The Atlanta Journal-Constitution

This fall’s menu in Senate sideshow

- Gail Collins She writes for the New York Times.

I hope by now you’ve managed to come to grips with the fact that we’re no longer going to have Jeff Sessions in our lives.

“It’s been a real adventure for me,” Sessions said in his concession speech this week, after he lost the Republican Senate nomination to a former football coach whose biggest campaign moment probably came when his bus caught on fire.

It’s a little weird contemplat­ing Sessions now. Donald Trump’s treatment of him was outrageous, but if anybody’s going to suffer a political stab in the back, you have to be glad it’s the guy whose policies as attorney general ranged from keeping more people in prison longer to “good people don’t smoke marijuana.”

Tommy Tuberville, the football coach who beat Sessions, doesn’t seem to have any ideas beyond flexing his muscles and promising to do whatever Trump likes. Alabamians have no idea what he would do if Joe Biden was president, since Tuberville will never acknowledg­e such a possibilit­y.

The nominee will go on to fight Sen. Doug Jones, the Democrat who you’ll recall won his seat in a race against a judge with a history of making improper advances to teenage girls. Tuberville will presumably be more of a challenge.

I guess we’ll have to chalk the Alabama primary up as a win for Trump, who assured voters that Sessions was “not mentally qualified.” (This was before the president gave that wild, rambling news conference in which he claimed Biden was opposed to windows.)

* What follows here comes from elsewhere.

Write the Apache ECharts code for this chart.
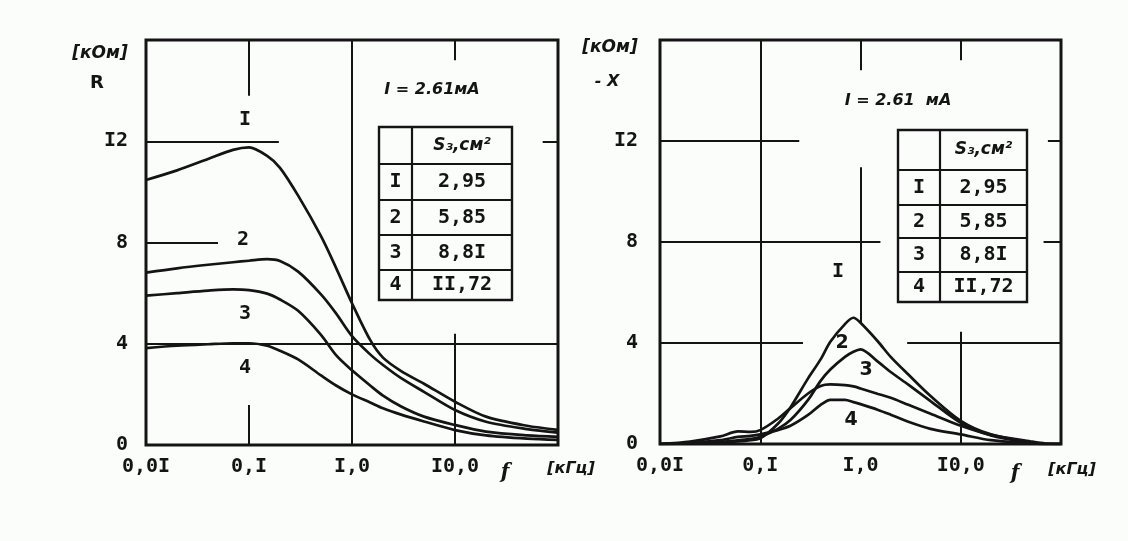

We’re deep into the Senate election season now, with primaries right and left, setting the stage for the Democrats’ attempt to take control of the majority in 2021. Everything is on the line — taxes, economic recovery, Supreme Court justices.

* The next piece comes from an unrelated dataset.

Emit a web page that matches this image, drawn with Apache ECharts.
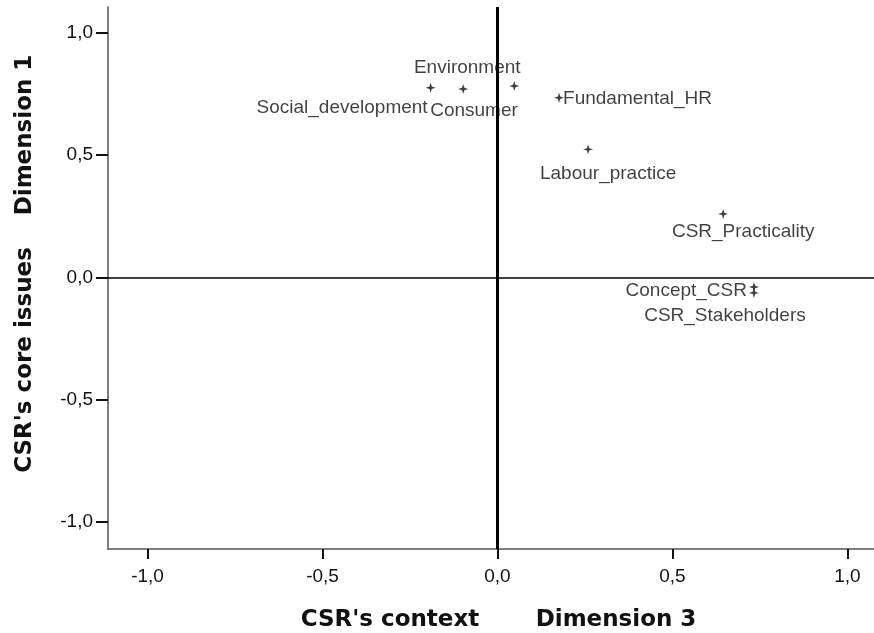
<!DOCTYPE html>
<html>
<head>
<meta charset="utf-8">
<script src="https://cdn.jsdelivr.net/npm/echarts@6/dist/echarts.min.js"></script>
<style>
  html, body { margin: 0; padding: 0; background: #fff; }
  #chart { width: 874px; height: 633px; }
</style>
</head>
<body>
<div id="chart"></div>
<script>
// category names and coordinates
var names = ['Social_development', 'Consumer', 'Environment', 'Fundamental_HR',
  'Labour_practice', 'CSR_Practicality', 'Concept_CSR', 'CSR_Stakeholders'];
var dim3 = [-0.191, -0.098, 0.048, 0.176, 0.259, 0.645, 0.733, 0.733];
var dim1 = [0.776, 0.771, 0.783, 0.735, 0.524, 0.260, -0.039, -0.063];
var tickValues = [-1, -0.5, 0, 0.5, 1];

// label placement (align, dx, dy) so the names sit like in the source
var labelPlace = [
  ['right', -3, 20], ['left', -33, 22], ['center', -47, -18], ['left', 4, 1],
  ['center', 20, 24], ['center', 20, 18], ['right', -7, 4], ['center', -29, 23]
];

var fontLbl = 'Liberation Sans';
var fontTitle = 'DejaVu Sans';
function fmt(v) { return v.toFixed(1).replace('.', ','); }

var pts = [];
for (var i = 0; i < names.length; i++) {
  pts.push({
    name: names[i],
    value: [dim3[i], dim1[i]],
    label: { align: labelPlace[i][0], offset: [labelPlace[i][1], labelPlace[i][2]] }
  });
}

var myChart = echarts.init(document.getElementById('chart'));
var option = {
  backgroundColor: '#fff',
  animation: false,
  grid: { left: 108, right: 0, top: 7, bottom: 84 },
  xAxis: {
    type: 'value', min: -1.113, max: 1.076,
    splitLine: { show: false },
    axisLine: { onZero: false, lineStyle: { color: '#555', width: 1.5 } },
    axisTick: { customValues: tickValues, length: 10, lineStyle: { color: '#111', width: 2 } },
    axisLabel: { customValues: tickValues, formatter: fmt, margin: 18,
      fontFamily: fontLbl, fontSize: 19, color: '#111' }
  },
  yAxis: {
    type: 'value', min: -1.110, max: 1.106,
    splitLine: { show: false },
    axisLine: { onZero: false, show: true, lineStyle: { color: '#555', width: 1.5 } },
    axisTick: { show: true, customValues: tickValues, length: 12, lineStyle: { color: '#111', width: 2 } },
    axisLabel: { customValues: tickValues, formatter: fmt, margin: 15,
      fontFamily: fontLbl, fontSize: 19, color: '#111' }
  },
  series: [{
    type: 'scatter',
    symbol: 'path://M5,0 L6.2,3.8 L10,5 L6.2,6.2 L5,10 L3.8,6.2 L0,5 L3.8,3.8 Z',
    symbolSize: 10,
    itemStyle: { color: '#111' },
    label: {
      show: true, position: 'inside', formatter: '{b}',
      fontFamily: fontLbl, fontSize: 19, color: '#111', textBorderWidth: 0
    },
    data: pts,
    markLine: {
      silent: true, symbol: 'none', label: { show: false },
      data: [
        { xAxis: 0, lineStyle: { color: '#000', width: 3, type: 'solid' } },
        { yAxis: 0, lineStyle: { color: '#000', width: 1.5, type: 'solid' } }
      ]
    }
  }],
  graphic: [
    { type: 'text', x: 390, y: 620, style: { text: "CSR's context", fontFamily: fontTitle, fontWeight: 'bold',
      fontSize: 23, fill: '#111', textAlign: 'center', textVerticalAlign: 'middle' } },
    { type: 'text', x: 616, y: 620, style: { text: 'Dimension 3', fontFamily: fontTitle, fontWeight: 'bold',
      fontSize: 23, fill: '#111', textAlign: 'center', textVerticalAlign: 'middle' } },
    { type: 'text', x: 25, y: 360, rotation: Math.PI / 2, style: { text: "CSR's core issues", fontFamily: fontTitle,
      fontWeight: 'bold', fontSize: 23, fill: '#111', textAlign: 'center', textVerticalAlign: 'middle' } },
    { type: 'text', x: 25, y: 135, rotation: Math.PI / 2, style: { text: 'Dimension 1', fontFamily: fontTitle,
      fontWeight: 'bold', fontSize: 23, fill: '#111', textAlign: 'center', textVerticalAlign: 'middle' } }
  ]
};
myChart.setOption(option);
</script>
</body>
</html>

Let’s look at a few of the battles brewing. You’ll be able to discuss them with your friends over virtual cocktails.

In Maine, Republican Sen. Susan Collins is fighting for survival. You may remember Collins as the self-styled brave independen­t moderate who spends most of her working days caving in.

Moving west there’s Arizona. This is the one that could tip the balance for the Senate Democrats. The Republican incumbent is Martha McSally, who lost a Senate race in 2018 but then was appointed to the state’s second seat after John McCain died and his successor quit.

You could argue that she’s been through a lot. Everything, really, except being elected to her job.

We’re pretty sure McSally’s Democratic opponent is going to be former astronaut Mark Kelly, even though Kelly first has to weather a primary against someone named Bo Garcia. All we know about Bo is that his nickname is “Heir Archy” and he’s running as a write-in candidate. Really, that’s all. No campaign website, no nothing. But if you write in his name on your ballot, they’ll count the vote.

Do not be dispirited because some of the people running for high office appear to be phantom candidates from nowhere.

Think of it this way: It’s sort of inspiring how wide open the system sometimes is, as long as you don’t expect to actually get elected to anything.